◆ **Given problem**
An exact copy of all the data is required, with pictures left out.

BEGIN Collected material

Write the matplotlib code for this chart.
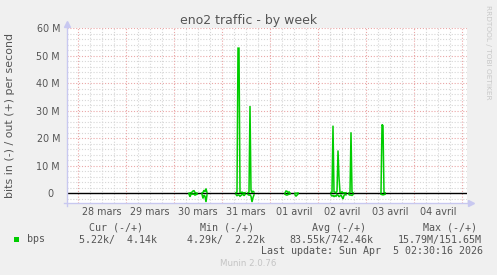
import matplotlib
matplotlib.use("Agg")
import matplotlib.pyplot as plt
import numpy as np
import pandas as pd
from matplotlib.lines import Line2D
from matplotlib.patches import Rectangle

# ---------------- data ----------------
title = "eno2 traffic - by week"
ylabel = "bits in (-) / out (+) per second"
x_start = "2026-03-27 18:30"
x_end = "2026-04-05 02:30"
day_dates = ["2026-03-28", "2026-03-29", "2026-03-30", "2026-03-31",
             "2026-04-01", "2026-04-02", "2026-04-03", "2026-04-04"]
day_labels = ["28 mars", "29 mars", "30 mars", "31 mars",
              "01 avril", "02 avril", "03 avril", "04 avril"]
y_ticks = [0, 10, 20, 30, 40, 50, 60]          # Mbit/s
y_tick_labels = ["0\u2007", "10 M", "20 M", "30 M", "40 M", "50 M", "60 M"]
y_min, y_max = -3.45, 60

# sampled (30 min) segments of known data; everything else is unknown
seg_starts = ["2026-03-30 07:30", "2026-03-30 14:00", "2026-03-31 07:00",
              "2026-03-31 13:00", "2026-04-01 07:30", "2026-04-01 12:30",
              "2026-04-02 06:30", "2026-04-02 15:30", "2026-04-03 07:30"]
seg_out = [  # Mbit/s, out (+)
    [0.1, 0.2, 0.3, 0.5, 0.9, 1.0, 0.4, 0.2, 0.1],
    [0.2, 0.4, 1.2, 0.6, 1.8, 0.3],
    [0.3, 0.5, 52.7, 52.7, 0.4, 0.3, 0.5, 0.3, 0.2, 0.3],
    [0.3, 0.5, 31.7, 1.2, 0.3, 0.8, 0.5],
    [0.2, 0.9, 0.8, 0.3, 0.6, 0.2],
    [0.1, 0.1, 0.1, 0.2],
    [0.3, 0.5, 24.6, 0.6, 0.5, 0.3, 0.8, 15.6, 6.0, 0.4, 0.3, 0.6, 0.2, 0.3, 0.2, 0.3],
    [0.2, 0.4, 22.2, 0.5, 0.3],
    [0.3, 25.0, 24.6, 0.4, 0.3],
]
seg_in = [  # Mbit/s, in (-)
    [0.2, 1.2, 0.3, 0.2, 0.3, 0.2, 0.6, 0.4, 0.3],
    [0.3, 1.8, 0.6, 1.0, 3.1, 0.5],
    [0.4, 0.8, 0.5, 0.6, 1.0, 0.7, 0.4, 0.3, 0.8, 0.4],
    [0.4, 0.6, 0.5, 1.0, 3.1, 1.5, 0.5],
    [0.3, 0.5, 0.6, 0.4, 0.3, 0.2],
    [0.5, 1.0, 0.6, 0.2],
    [0.5, 1.0, 0.6, 1.2, 0.8, 1.0, 0.4, 0.6, 1.2, 0.9, 0.5, 1.3, 2.0, 0.7, 0.4, 0.5],
    [0.4, 0.6, 0.5, 0.7, 0.4],
    [0.3, 0.4, 0.5, 0.4, 0.3],
]

series_name = "bps"
legend_header = ["Cur (-/+)", "Min (-/+)", "Avg (-/+)", "Max (-/+)"]
legend_values = ["5.22k/  4.14k", "4.29k/  2.22k", "83.55k/742.46k", "15.79M/151.65M"]
last_update = "Last update: Sun Apr  5 02:30:16 2026"
footer = "Munin 2.0.76"
watermark = "RRDTOOL / TOBI OETIKER"

# ---------------- build series ----------------
idx = pd.date_range(x_start, x_end, freq="30min")
out_s = pd.Series(np.nan, index=idx)
in_s = pd.Series(np.nan, index=idx)
for st, o, i in zip(seg_starts, seg_out, seg_in):
    t = pd.date_range(st, periods=len(o), freq="30min")
    out_s.loc[t] = o
    in_s.loc[t] = i

# ---------------- figure ----------------
W, H = 497, 275
BG = "#f0f0f0"
GREEN = "#00cc00"
TXT = "#555555"
AXC = "#c8c8f0"
fig = plt.figure(figsize=(W / 100, H / 100), dpi=100, facecolor=BG)


def fx(px):
    return px / W


def fy(py):
    return 1 - py / H


L, R, T, B = 67, 467, 28, 203
ax = fig.add_axes([fx(L), fy(B), (R - L) / W, (B - T) / H])
ax.set_facecolor("white")
for s in ax.spines.values():
    s.set_visible(False)

t0 = pd.Timestamp(x_start)
t1 = pd.Timestamp(x_end)
ax.set_xlim(t0, t1)
ax.set_ylim(y_min, y_max)

# grid
minor_c = "#d6d6d6"
major_c = "#eaa6a6"
dot = (0, (1, 1.6))
for v in np.arange(-2, y_max + 0.1, 2):
    if abs(v) < 1e-9:
        continue
    is_major = abs(v % 10) < 1e-9
    ax.axhline(v, color=major_c if is_major else minor_c, lw=0.8, ls=dot, zorder=1)
for t in pd.date_range("2026-03-27 00:00", x_end, freq="6h"):
    if t <= t0 or t >= t1:
        continue
    is_major = t.hour == 0
    ax.axvline(t, color=major_c if is_major else minor_c, lw=0.8, ls=dot, zorder=1)

# zero line
ax.axhline(0, color="black", lw=1.0, zorder=2)

# data
ax.plot(idx, out_s.values, color=GREEN, lw=1.1, zorder=3, solid_joinstyle="miter")
ax.plot(idx, -in_s.values, color=GREEN, lw=1.1, zorder=3, solid_joinstyle="miter")

# ticks
ax.set_yticks(y_ticks)
ax.set_yticklabels(y_tick_labels)
noon = [pd.Timestamp(d) + pd.Timedelta(hours=12) for d in day_dates]
ax.set_xticks(noon)
ax.set_xticklabels(day_labels)
ax.tick_params(axis="both", length=0, labelsize=6.9, labelcolor=TXT)
ax.tick_params(axis="y", pad=5)
ax.tick_params(axis="x", pad=3.2)

# axis lines with arrows
fig.add_artist(Line2D([fx(67), fx(67)], [fy(206), fy(23)], color=AXC, lw=1.0))
fig.add_artist(Line2D([fx(64), fx(471)], [fy(203), fy(203)], color=AXC, lw=1.0))
fig.add_artist(Line2D([fx(67)], [fy(24)], marker="^", ms=4.5, color=AXC, lw=0))
fig.add_artist(Line2D([fx(471)], [fy(203)], marker=">", ms=4.5, color=AXC, lw=0))

# titles
fig.text(fx(248.5), fy(24), title, ha="center", va="baseline", fontsize=9, color=TXT)
fig.text(fx(10.5), fy(115), ylabel, ha="center", va="center", rotation=90,
         fontsize=7.9, color=TXT)
fig.text(fx(488), fy(5), watermark, ha="center", va="top", rotation=270,
         fontsize=5.3, color="#c8c8c8")

# legend area
mono = "DejaVu Sans Mono"
LS = 7.2
hdr_x = [89.3, 200, 312, 422.7]
val_x = [78.7, 186.7, 289.3, 397.3]
for x, s in zip(hdr_x, legend_header):
    fig.text(fx(x), fy(227.7), s, ha="left", va="center", fontsize=LS,
             family=mono, color=TXT)
fig.add_artist(Rectangle((fx(14), fy(242)), 5.3 / W, 4.7 / H, facecolor=GREEN,
                         edgecolor="none", transform=fig.transFigure))
fig.text(fx(26.7), fy(239.5), series_name, ha="left", va="center", fontsize=LS,
         family=mono, color=TXT)
for x, s in zip(val_x, legend_values):
    fig.text(fx(x), fy(239.5), s, ha="left", va="center", fontsize=LS,
             family=mono, color=TXT)
fig.text(fx(482.7), fy(251), last_update, ha="right", va="center", fontsize=LS,
         family=mono, color=TXT)
fig.text(fx(248), fy(264), footer, ha="center", va="center", fontsize=6.2,
         color="#c4c4c4")

fig.savefig("out.png", dpi=100, facecolor=BG)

END Collected material

◆ **Answer to this task**
Write the matplotlib code for this chart.
import matplotlib
matplotlib.use("Agg")
import matplotlib.pyplot as plt
import numpy as np
import pandas as pd
from matplotlib.lines import Line2D
from matplotlib.patches import Rectangle

# ---------------- data ----------------
title = "eno2 traffic - by week"
ylabel = "bits in (-) / out (+) per second"
x_start = "2026-03-27 18:30"
x_end = "2026-04-05 02:30"
day_dates = ["2026-03-28", "2026-03-29", "2026-03-30", "2026-03-31",
             "2026-04-01", "2026-04-02", "2026-04-03", "2026-04-04"]
day_labels = ["28 mars", "29 mars", "30 mars", "31 mars",
              "01 avril", "02 avril", "03 avril", "04 avril"]
y_ticks = [0, 10, 20, 30, 40, 50, 60]          # Mbit/s
y_tick_labels = ["0\u2007", "10 M", "20 M", "30 M", "40 M", "50 M", "60 M"]
y_min, y_max = -3.45, 60

# sampled (30 min) segments of known data; everything else is unknown
seg_starts = ["2026-03-30 07:30", "2026-03-30 14:00", "2026-03-31 07:00",
              "2026-03-31 13:00", "2026-04-01 07:30", "2026-04-01 12:30",
              "2026-04-02 06:30", "2026-04-02 15:30", "2026-04-03 07:30"]
seg_out = [  # Mbit/s, out (+)
    [0.1, 0.2, 0.3, 0.5, 0.9, 1.0, 0.4, 0.2, 0.1],
    [0.2, 0.4, 1.2, 0.6, 1.8, 0.3],
    [0.3, 0.5, 52.7, 52.7, 0.4, 0.3, 0.5, 0.3, 0.2, 0.3],
    [0.3, 0.5, 31.7, 1.2, 0.3, 0.8, 0.5],
    [0.2, 0.9, 0.8, 0.3, 0.6, 0.2],
    [0.1, 0.1, 0.1, 0.2],
    [0.3, 0.5, 24.6, 0.6, 0.5, 0.3, 0.8, 15.6, 6.0, 0.4, 0.3, 0.6, 0.2, 0.3, 0.2, 0.3],
    [0.2, 0.4, 22.2, 0.5, 0.3],
    [0.3, 25.0, 24.6, 0.4, 0.3],
]
seg_in = [  # Mbit/s, in (-)
    [0.2, 1.2, 0.3, 0.2, 0.3, 0.2, 0.6, 0.4, 0.3],
    [0.3, 1.8, 0.6, 1.0, 3.1, 0.5],
    [0.4, 0.8, 0.5, 0.6, 1.0, 0.7, 0.4, 0.3, 0.8, 0.4],
    [0.4, 0.6, 0.5, 1.0, 3.1, 1.5, 0.5],
    [0.3, 0.5, 0.6, 0.4, 0.3, 0.2],
    [0.5, 1.0, 0.6, 0.2],
    [0.5, 1.0, 0.6, 1.2, 0.8, 1.0, 0.4, 0.6, 1.2, 0.9, 0.5, 1.3, 2.0, 0.7, 0.4, 0.5],
    [0.4, 0.6, 0.5, 0.7, 0.4],
    [0.3, 0.4, 0.5, 0.4, 0.3],
]

series_name = "bps"
legend_header = ["Cur (-/+)", "Min (-/+)", "Avg (-/+)", "Max (-/+)"]
legend_values = ["5.22k/  4.14k", "4.29k/  2.22k", "83.55k/742.46k", "15.79M/151.65M"]
last_update = "Last update: Sun Apr  5 02:30:16 2026"
footer = "Munin 2.0.76"
watermark = "RRDTOOL / TOBI OETIKER"

# ---------------- build series ----------------
idx = pd.date_range(x_start, x_end, freq="30min")
out_s = pd.Series(np.nan, index=idx)
in_s = pd.Series(np.nan, index=idx)
for st, o, i in zip(seg_starts, seg_out, seg_in):
    t = pd.date_range(st, periods=len(o), freq="30min")
    out_s.loc[t] = o
    in_s.loc[t] = i

# ---------------- figure ----------------
W, H = 497, 275
BG = "#f0f0f0"
GREEN = "#00cc00"
TXT = "#555555"
AXC = "#c8c8f0"
fig = plt.figure(figsize=(W / 100, H / 100), dpi=100, facecolor=BG)


def fx(px):
    return px / W


def fy(py):
    return 1 - py / H


L, R, T, B = 67, 467, 28, 203
ax = fig.add_axes([fx(L), fy(B), (R - L) / W, (B - T) / H])
ax.set_facecolor("white")
for s in ax.spines.values():
    s.set_visible(False)

t0 = pd.Timestamp(x_start)
t1 = pd.Timestamp(x_end)
ax.set_xlim(t0, t1)
ax.set_ylim(y_min, y_max)

# grid
minor_c = "#d6d6d6"
major_c = "#eaa6a6"
dot = (0, (1, 1.6))
for v in np.arange(-2, y_max + 0.1, 2):
    if abs(v) < 1e-9:
        continue
    is_major = abs(v % 10) < 1e-9
    ax.axhline(v, color=major_c if is_major else minor_c, lw=0.8, ls=dot, zorder=1)
for t in pd.date_range("2026-03-27 00:00", x_end, freq="6h"):
    if t <= t0 or t >= t1:
        continue
    is_major = t.hour == 0
    ax.axvline(t, color=major_c if is_major else minor_c, lw=0.8, ls=dot, zorder=1)

# zero line
ax.axhline(0, color="black", lw=1.0, zorder=2)

# data
ax.plot(idx, out_s.values, color=GREEN, lw=1.1, zorder=3, solid_joinstyle="miter")
ax.plot(idx, -in_s.values, color=GREEN, lw=1.1, zorder=3, solid_joinstyle="miter")

# ticks
ax.set_yticks(y_ticks)
ax.set_yticklabels(y_tick_labels)
noon = [pd.Timestamp(d) + pd.Timedelta(hours=12) for d in day_dates]
ax.set_xticks(noon)
ax.set_xticklabels(day_labels)
ax.tick_params(axis="both", length=0, labelsize=6.9, labelcolor=TXT)
ax.tick_params(axis="y", pad=5)
ax.tick_params(axis="x", pad=3.2)

# axis lines with arrows
fig.add_artist(Line2D([fx(67), fx(67)], [fy(206), fy(23)], color=AXC, lw=1.0))
fig.add_artist(Line2D([fx(64), fx(471)], [fy(203), fy(203)], color=AXC, lw=1.0))
fig.add_artist(Line2D([fx(67)], [fy(24)], marker="^", ms=4.5, color=AXC, lw=0))
fig.add_artist(Line2D([fx(471)], [fy(203)], marker=">", ms=4.5, color=AXC, lw=0))

# titles
fig.text(fx(248.5), fy(24), title, ha="center", va="baseline", fontsize=9, color=TXT)
fig.text(fx(10.5), fy(115), ylabel, ha="center", va="center", rotation=90,
         fontsize=7.9, color=TXT)
fig.text(fx(488), fy(5), watermark, ha="center", va="top", rotation=270,
         fontsize=5.3, color="#c8c8c8")

# legend area
mono = "DejaVu Sans Mono"
LS = 7.2
hdr_x = [89.3, 200, 312, 422.7]
val_x = [78.7, 186.7, 289.3, 397.3]
for x, s in zip(hdr_x, legend_header):
    fig.text(fx(x), fy(227.7), s, ha="left", va="center", fontsize=LS,
             family=mono, color=TXT)
fig.add_artist(Rectangle((fx(14), fy(242)), 5.3 / W, 4.7 / H, facecolor=GREEN,
                         edgecolor="none", transform=fig.transFigure))
fig.text(fx(26.7), fy(239.5), series_name, ha="left", va="center", fontsize=LS,
         family=mono, color=TXT)
for x, s in zip(val_x, legend_values):
    fig.text(fx(x), fy(239.5), s, ha="left", va="center", fontsize=LS,
             family=mono, color=TXT)
fig.text(fx(482.7), fy(251), last_update, ha="right", va="center", fontsize=LS,
         family=mono, color=TXT)
fig.text(fx(248), fy(264), footer, ha="center", va="center", fontsize=6.2,
         color="#c4c4c4")

fig.savefig("out.png", dpi=100, facecolor=BG)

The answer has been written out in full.